# Since I don't have any strike-anywhere matches



## M.J (Nov 1, 2010)

Just messing around in garage this morning. Using "rbonly" bands which are the same thickness as Theraband Gold. Cut is 1"x3/4", 6.5" long for my 31" draw. I'm absolutely in love with this cut! Perfect draw weight ( I like a little resistance but not too much) and smokin' fast with 7/16" steel. Here's hoping for long life!


----------



## hawk2009 (Dec 30, 2009)

Nice shot by the way,just put any match in and try to nick the head for practice


----------



## M.J (Nov 1, 2010)

hawk2009 said:


> Nice shot by the way,just put any match in and try to nick the head for practice


I'll do that, good suggestion!


----------



## Charles (Aug 26, 2010)

Good shooting, MJ!

Cheers ...... Charles


----------



## Jesus Freak (Dec 31, 2011)

Good shooting!


----------



## NaturalFork (Jan 21, 2010)

Excellent shooting!
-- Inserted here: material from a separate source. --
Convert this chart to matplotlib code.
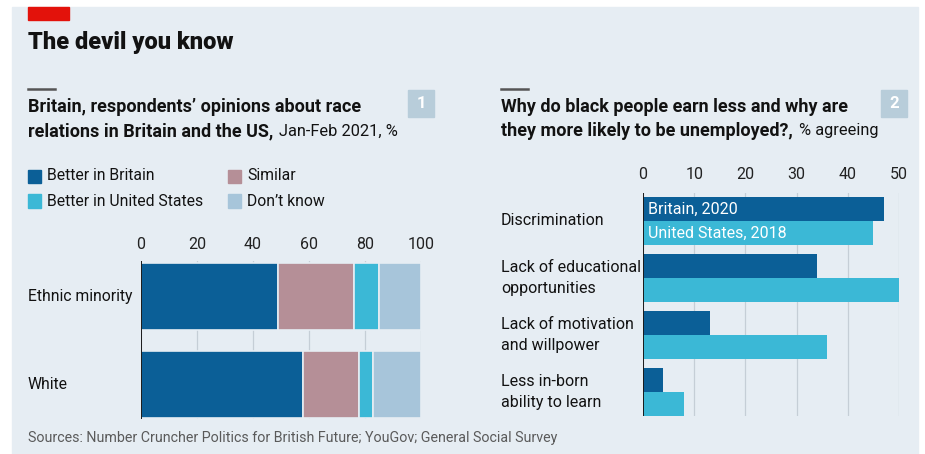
import matplotlib.pyplot as plt
from matplotlib.patches import Rectangle
from matplotlib.transforms import blended_transform_factory
import numpy as np

plt.rcParams['font.family'] = ['Roboto', 'DejaVu Sans']

# panel 1: opinions about race relations, %
groups = ["Ethnic minority", "White"]
answers = ["Better in Britain", "Similar", "Better in United States", "Don\u2019t know"]
better_britain = [49, 58]
similar = [27, 20]
better_us = [9, 5]
dont_know = [15, 17]

# panel 2: % agreeing
reasons = ["Discrimination", "Lack of educational\nopportunities",
           "Lack of motivation\nand willpower", "Less in-born\nability to learn"]
britain_2020 = [47, 34, 13, 4]
us_2018 = [45, 50, 36, 8]

BG = "#e6edf3"
DARK = "#0b5f97"
PINK = "#b58f97"
CYAN = "#3bb8d6"
LIGHT = "#a7c5da"
GRID = "#c5ced6"
TXT = "#121212"

W, H = 925, 454
fig = plt.figure(figsize=(W / 100, H / 100), dpi=100, facecolor="white")
renderer = fig.canvas.get_renderer()


def fx(x):
    return x / W


def fy(y):
    return 1 - y / H


def box(x0, y0, x1, y1):
    # axes rect from pixel edges (top-left origin)
    return [fx(x0), fy(y1), fx(x1) - fx(x0), fy(y0) - fy(y1)]


def headline(x, y, bold, light):
    # bold part followed by a lighter suffix on the same line
    t = fig.text(fx(x), fy(y), bold, fontsize=13, fontweight="bold",
                 color=TXT, va="center")
    if light:
        x1 = t.get_window_extent(renderer).x1
        fig.text(fx(x1 + 6), fy(y), light, fontsize=11.8, color=TXT, va="center")


# background panel and header furniture
fig.patches.append(Rectangle((fx(12), 0), fx(918) - fx(12), fy(7),
                             transform=fig.transFigure, color=BG, zorder=-10))
fig.patches.append(Rectangle((fx(28), fy(20)), fx(41), fy(7) - fy(20),
                             transform=fig.transFigure, color="#e3120b", zorder=1))
fig.text(fx(28), fy(42), "The devil you know", fontsize=17, fontweight="black",
         color=TXT, va="center", ha="left")

for x0, num, bx in [(28, "1", 408), (501, "2", 881)]:
    fig.add_artist(plt.Line2D([fx(x0), fx(x0 + 27)], [fy(89), fy(89)],
                              color="#555555", lw=1.8))
    fig.patches.append(Rectangle((fx(bx), fy(117)), fx(26), fy(90) - fy(117),
                                 transform=fig.transFigure, color="#b8cdda", zorder=1))
    fig.text(fx(bx + 13), fy(104), num, color="white", fontsize=12,
             fontweight="bold", ha="center", va="center")

headline(28, 107, "Britain, respondents\u2019 opinions about race", "")
headline(28, 131, "relations in Britain and the US,", "Jan-Feb 2021, %")
headline(501, 107, "Why do black people earn less and why are", "")
headline(501, 131, "they more likely to be unemployed?,", "% agreeing")

# legend for panel 1
colors1 = [DARK, PINK, CYAN, LIGHT]
for i, (lab, col) in enumerate(zip(answers, colors1)):
    lx = 28 if i % 2 == 0 else 228
    ly = 176 if i < 2 else 201
    fig.patches.append(Rectangle((fx(lx), fy(ly + 6.5)), fx(13), fy(ly - 6.5) - fy(ly + 6.5),
                                 transform=fig.transFigure, color=col, zorder=1))
    fig.text(fx(lx + 19), fy(ly), lab, fontsize=11.3, color=TXT, va="center")


def style(ax, xmax, step, pad):
    ax.set_facecolor("none")
    for s in ax.spines.values():
        s.set_visible(False)
    ax.set_xlim(0, xmax)
    ax.set_xticks(np.arange(0, xmax + 1, step))
    ax.xaxis.tick_top()
    ax.tick_params(axis="x", length=0, pad=pad, labelsize=11.5, labelcolor="#222222")
    ax.tick_params(axis="y", length=0, labelleft=False)
    ax.set_yticks([])
    ax.grid(axis="x", color=GRID, lw=0.9)
    ax.set_axisbelow(True)
    ax.axvline(0, color="#1a1a1a", lw=1.4, zorder=5)


# panel 1: stacked bars
ax1 = fig.add_axes(box(141, 261, 421, 419))
y1 = np.arange(len(groups))
left = np.zeros(len(groups))
for vals, col in zip([better_britain, similar, better_us, dont_know], colors1):
    ax1.barh(y1, vals, left=left, height=0.76, color=col, edgecolor=BG, lw=1.2, zorder=3)
    left += np.array(vals)
ax1.set_ylim(1.392, -0.403)
style(ax1, 100, 20, 6.5)
tr1 = blended_transform_factory(fig.transFigure, ax1.transData)
for i, g in enumerate(groups):
    ax1.text(fx(28), y1[i], g, transform=tr1, fontsize=11.3, color=TXT,
             va="center", ha="left")

# panel 2: paired bars
ax2 = fig.add_axes(box(643, 193, 899, 416))
y2 = np.arange(len(reasons))
bh = 0.42
ax2.barh(y2 - bh / 2, britain_2020, height=bh, color=DARK, zorder=3)
ax2.barh(y2 + bh / 2, us_2018, height=bh, color=CYAN, zorder=3)
ax2.set_ylim(3 + bh, -0.491)
style(ax2, 50, 10, 8)
ax2.text(1, -bh / 2, "Britain, 2020", color="white", fontsize=11.5, va="center", zorder=6)
ax2.text(1, bh / 2, "United States, 2018", color="white", fontsize=11.5, va="center", zorder=6)
tr2 = blended_transform_factory(fig.transFigure, ax2.transData)
for i, r in enumerate(reasons):
    ax2.text(fx(501), y2[i], r, transform=tr2, fontsize=11.5, color=TXT,
             va="center", ha="left", linespacing=1.45)

fig.text(fx(28), fy(438), "Sources: Number Cruncher Politics for British Future; YouGov; "
         "General Social Survey", fontsize=10.25, color="#5a5a5a", va="center")

fig.savefig("out.png", dpi=100, facecolor="white")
I found those RBonly bands have a slightly heavier pull than TBG... could be in my head though.


----------



## Knoll (Nov 10, 2011)

Think I'd need to hang a hammer handle from that clamp .............


----------



## bullseyeben! (Apr 24, 2011)

Great shot man!


----------



## treefork (Feb 1, 2010)

Ace hardware has Diamond brand strike anywere matches.


----------



## cheese (Nov 16, 2011)

great shooting


----------



## THWACK! (Nov 25, 2010)

treefork said:


> Ace hardware has Diamond brand strike anywere matches.


_NOW_ you tell me????
I was there yesterday looking for dark caulk. Shame on you for being late with this news.









Just kiddin'

Mike


----------